This is the third in a three-part series of individual evaluations of the Celtics. This section includes regular starters. Players are graded based on the expectations within their roles.
Jayson Tatum: A
Tatum took another step toward superstardom, and the fact that his five-year contract extension does not start until next year is the primary reason Boston’s future remains bright despite recent turbulence.
With Gordon Hayward’s departure and Kemba Walker’s frequent absences, Tatum received more attention from defenses than ever, and his numbers improved across the board despite all of the traps and double teams. He did not force the issue, though, and averaged a career-high 4.3 assists as his teammates took advantage of the extra space he created for them. He has also emerged as one of Boston’s better defenders — a long, versatile wing with a good grasp of Boston’s concepts.
But he is most lethal as a scorer, and he saved his best for last, reaching the 50-point mark three times over a 29-day span that started on April 30 and ended with his powerful 50-point night in the Celtics’ Game 3 win over the Nets despite the absence of Jaylen Brown. He is still just 23.
Kemba Walker: B
Until a bone bruise sidelined him for the final two games of the Celtics’ opening-round playoff loss to Brooklyn, Walker had mostly made it through this season in good health, allaying at least some concerns about his troublesome left knee.
But it was unclear whether this was a result of a strong recovery, or the fact that the Celtics continued to tread carefully with him. Walker missed the first 11 games of the season as he finished a knee strengthening program, and he sat out the second game of every back-to-back set. The inconsistent appearances may have made it more challenging for Boston’s starters to develop chemistry.

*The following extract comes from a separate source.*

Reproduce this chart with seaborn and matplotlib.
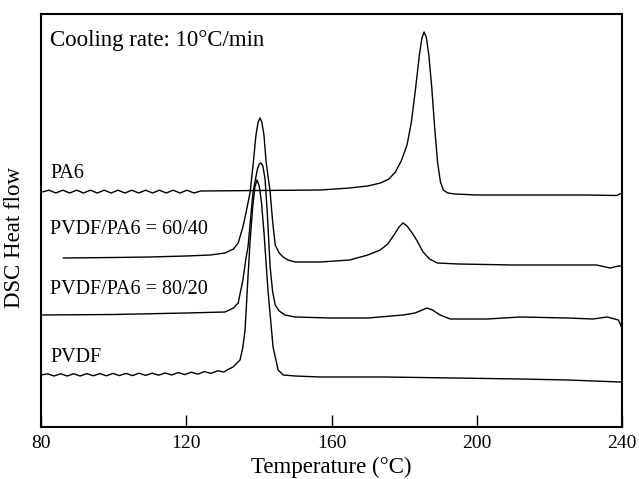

Walker, who turned 31 last month, remains a bit of a defensive liability, but that is nothing new. He averaged 19.3 points and 4.9 assists per game, fine numbers for a clear third option behind Tatum and Brown. The problem is that he is not being paid as a third option, as he still has two seasons remaining on his four-year, $141-million max deal that could considerably affect Boston’s roster flexibility.
Jaylen Brown: A-minus
Brown was a deserving first-time All-Star this season, and while Tatum remains the superior of the two, Brown probably showed more growth on offense. His previously rocky ball handling turned into an asset and his passing improved, helping him average a career-best 3.4 assists, or nearly the total of his previous two seasons combined.
Brown’s free-throw shooting was a considerable weakness earlier in his career. When he shot just 65.8 percent two years ago it was a mental issue, and he seems to have fixed it, connecting on 76.4 percent of his tries this year. The renewed confidence allowed him to attack the rim more aggressively. He also made a career-high 39.7 percent of his 3-pointers, including a blistering 52.6 percent from the left corners. After Brown suffered a season-ending wrist injury, the Celtics missed his defensive physicality mightily in the playoffs.

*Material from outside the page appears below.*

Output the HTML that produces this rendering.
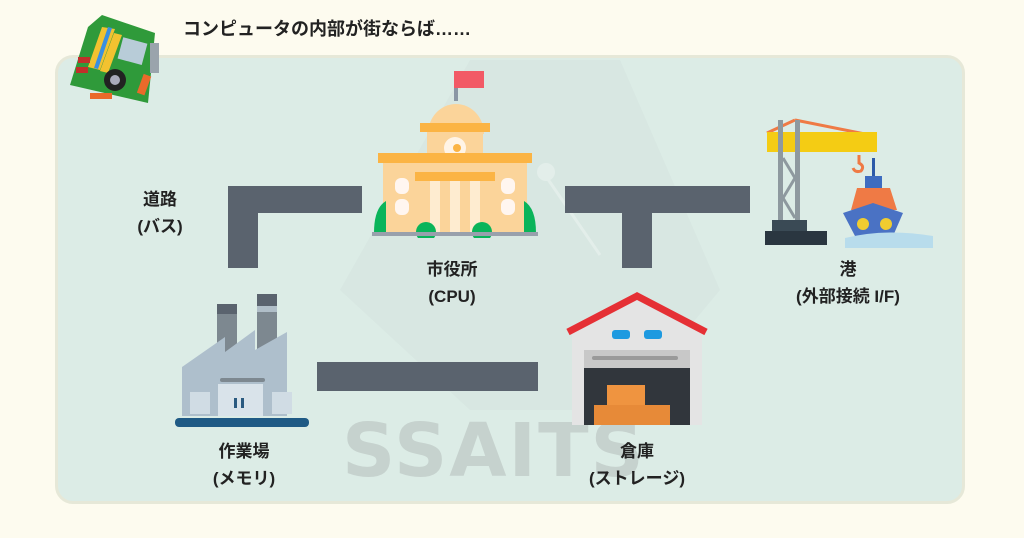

Brown and Tatum should now work on playing more effectively off of each other rather than taking turns in isolation. They have a chance to be one of the NBA’s most potent duos for years to come.
Marcus Smart: B
Smart is most known for his defense, but he is one of the more underrated playmakers and floor generals in the NBA, too. This year he led the Celtics with a career-high 5.7 assists per game. At both ends of the court he constantly points at and instructs his teammates to ensure everyone is in the right spots.

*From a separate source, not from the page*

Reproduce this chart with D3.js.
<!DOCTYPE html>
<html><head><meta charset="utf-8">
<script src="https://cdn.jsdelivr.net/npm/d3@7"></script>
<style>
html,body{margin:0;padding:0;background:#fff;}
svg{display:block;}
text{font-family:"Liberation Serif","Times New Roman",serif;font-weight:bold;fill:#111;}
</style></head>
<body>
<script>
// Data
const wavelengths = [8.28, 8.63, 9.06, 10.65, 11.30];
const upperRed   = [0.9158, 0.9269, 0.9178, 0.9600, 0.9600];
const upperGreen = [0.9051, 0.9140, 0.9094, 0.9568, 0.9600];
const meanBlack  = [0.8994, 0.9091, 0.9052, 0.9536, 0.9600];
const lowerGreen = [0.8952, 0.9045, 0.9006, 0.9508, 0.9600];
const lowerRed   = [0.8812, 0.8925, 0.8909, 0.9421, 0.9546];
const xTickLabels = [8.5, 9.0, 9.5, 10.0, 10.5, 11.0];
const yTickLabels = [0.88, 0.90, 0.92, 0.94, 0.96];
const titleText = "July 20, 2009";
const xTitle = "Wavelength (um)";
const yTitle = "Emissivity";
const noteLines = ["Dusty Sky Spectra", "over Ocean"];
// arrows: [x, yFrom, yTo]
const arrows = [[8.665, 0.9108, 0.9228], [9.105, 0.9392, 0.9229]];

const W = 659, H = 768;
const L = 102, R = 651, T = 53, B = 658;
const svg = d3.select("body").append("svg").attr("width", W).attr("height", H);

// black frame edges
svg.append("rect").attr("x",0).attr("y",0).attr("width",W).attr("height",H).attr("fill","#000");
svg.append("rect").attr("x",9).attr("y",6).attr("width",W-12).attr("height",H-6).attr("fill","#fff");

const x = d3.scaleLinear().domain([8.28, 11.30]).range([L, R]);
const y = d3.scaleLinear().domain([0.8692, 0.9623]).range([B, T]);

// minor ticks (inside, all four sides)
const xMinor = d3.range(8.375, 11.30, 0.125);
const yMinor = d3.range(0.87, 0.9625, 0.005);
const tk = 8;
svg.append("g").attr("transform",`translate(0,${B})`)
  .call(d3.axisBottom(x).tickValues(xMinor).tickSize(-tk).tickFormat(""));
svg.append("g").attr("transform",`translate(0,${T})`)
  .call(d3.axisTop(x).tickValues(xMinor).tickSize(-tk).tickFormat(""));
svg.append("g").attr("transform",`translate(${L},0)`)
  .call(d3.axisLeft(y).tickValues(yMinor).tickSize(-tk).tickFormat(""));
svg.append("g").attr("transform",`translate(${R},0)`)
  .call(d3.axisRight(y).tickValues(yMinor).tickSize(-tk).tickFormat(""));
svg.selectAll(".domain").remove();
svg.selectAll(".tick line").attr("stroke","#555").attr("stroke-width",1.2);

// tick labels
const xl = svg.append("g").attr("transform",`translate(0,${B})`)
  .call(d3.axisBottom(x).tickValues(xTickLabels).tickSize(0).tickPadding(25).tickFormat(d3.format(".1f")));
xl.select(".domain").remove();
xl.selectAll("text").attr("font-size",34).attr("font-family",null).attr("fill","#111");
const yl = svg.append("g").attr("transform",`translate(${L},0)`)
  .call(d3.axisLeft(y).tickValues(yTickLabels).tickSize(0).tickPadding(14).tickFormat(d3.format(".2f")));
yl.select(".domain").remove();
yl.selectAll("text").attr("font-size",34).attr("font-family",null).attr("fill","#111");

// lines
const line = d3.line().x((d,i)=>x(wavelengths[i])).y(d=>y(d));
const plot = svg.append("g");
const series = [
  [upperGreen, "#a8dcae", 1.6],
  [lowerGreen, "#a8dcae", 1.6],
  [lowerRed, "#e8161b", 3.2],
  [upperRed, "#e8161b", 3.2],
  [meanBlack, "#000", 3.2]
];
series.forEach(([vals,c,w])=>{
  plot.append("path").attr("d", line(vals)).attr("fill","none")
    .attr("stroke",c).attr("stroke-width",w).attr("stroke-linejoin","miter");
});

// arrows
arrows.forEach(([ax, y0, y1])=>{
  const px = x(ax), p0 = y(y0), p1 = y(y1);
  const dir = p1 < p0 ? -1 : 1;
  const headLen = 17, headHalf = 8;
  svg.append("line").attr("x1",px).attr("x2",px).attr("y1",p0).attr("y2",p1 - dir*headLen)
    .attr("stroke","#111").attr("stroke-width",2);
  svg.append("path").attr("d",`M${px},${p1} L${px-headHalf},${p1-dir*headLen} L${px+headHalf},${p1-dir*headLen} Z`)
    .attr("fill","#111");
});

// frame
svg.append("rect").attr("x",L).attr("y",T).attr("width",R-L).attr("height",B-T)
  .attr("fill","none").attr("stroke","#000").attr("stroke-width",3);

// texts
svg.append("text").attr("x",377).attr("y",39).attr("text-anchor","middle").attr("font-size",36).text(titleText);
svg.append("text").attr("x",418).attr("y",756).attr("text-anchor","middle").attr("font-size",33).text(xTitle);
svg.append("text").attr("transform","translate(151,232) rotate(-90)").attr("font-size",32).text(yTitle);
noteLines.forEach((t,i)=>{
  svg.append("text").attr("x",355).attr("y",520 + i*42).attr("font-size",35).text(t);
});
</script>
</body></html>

But the two-time first-team All-Defense performer can’t be pleased with Boston’s slippage in that area this year. The Celtics’ defense, ranked among the top six in the NBA in each of the last three seasons, fell to 13th. And the numbers when Smart was on the court were in line with the rest of the team’s performance.
Also, after improving his 3-point shooting for three years in a row, Smart’s numbers have fallen in two consecutive seasons, as he finished this year at just 33 percent. Smart will be an unrestricted free agent after next season.
Robert Williams: B
The ascensions of Tatum and Brown have been obvious, so it could be argued that the potential Williams flashed this season was actually the most promising development for the Celtics.
He averaged 3.3 blocks per 36 minutes, tied for the second most in the NBA among players who appeared in at least 50 games. He was such a dangerous lob threat that the Celtics became comfortable throwing the ball anywhere in his vicinity, and most often he completed the task with little difficulty. The third-year big man has evolved into one of Boston’s better passers, too, even if his decision-making could still use some work.
Still, those bursts of promise were overshadowed by another injury-marred campaign. He sat out most of last season because of a hip bone edema, and this year he missed time due to knee, hip, ankle, and toe injuries, as well as a bout with COVID-19. Concerns about his health also limited his playing time when he was available, as he played just 18.9 minutes per contest. Williams is eligible for an extension this summer, and it will be fascinating to see how the two sides approach negotiations given his mixture of potential and injury risk.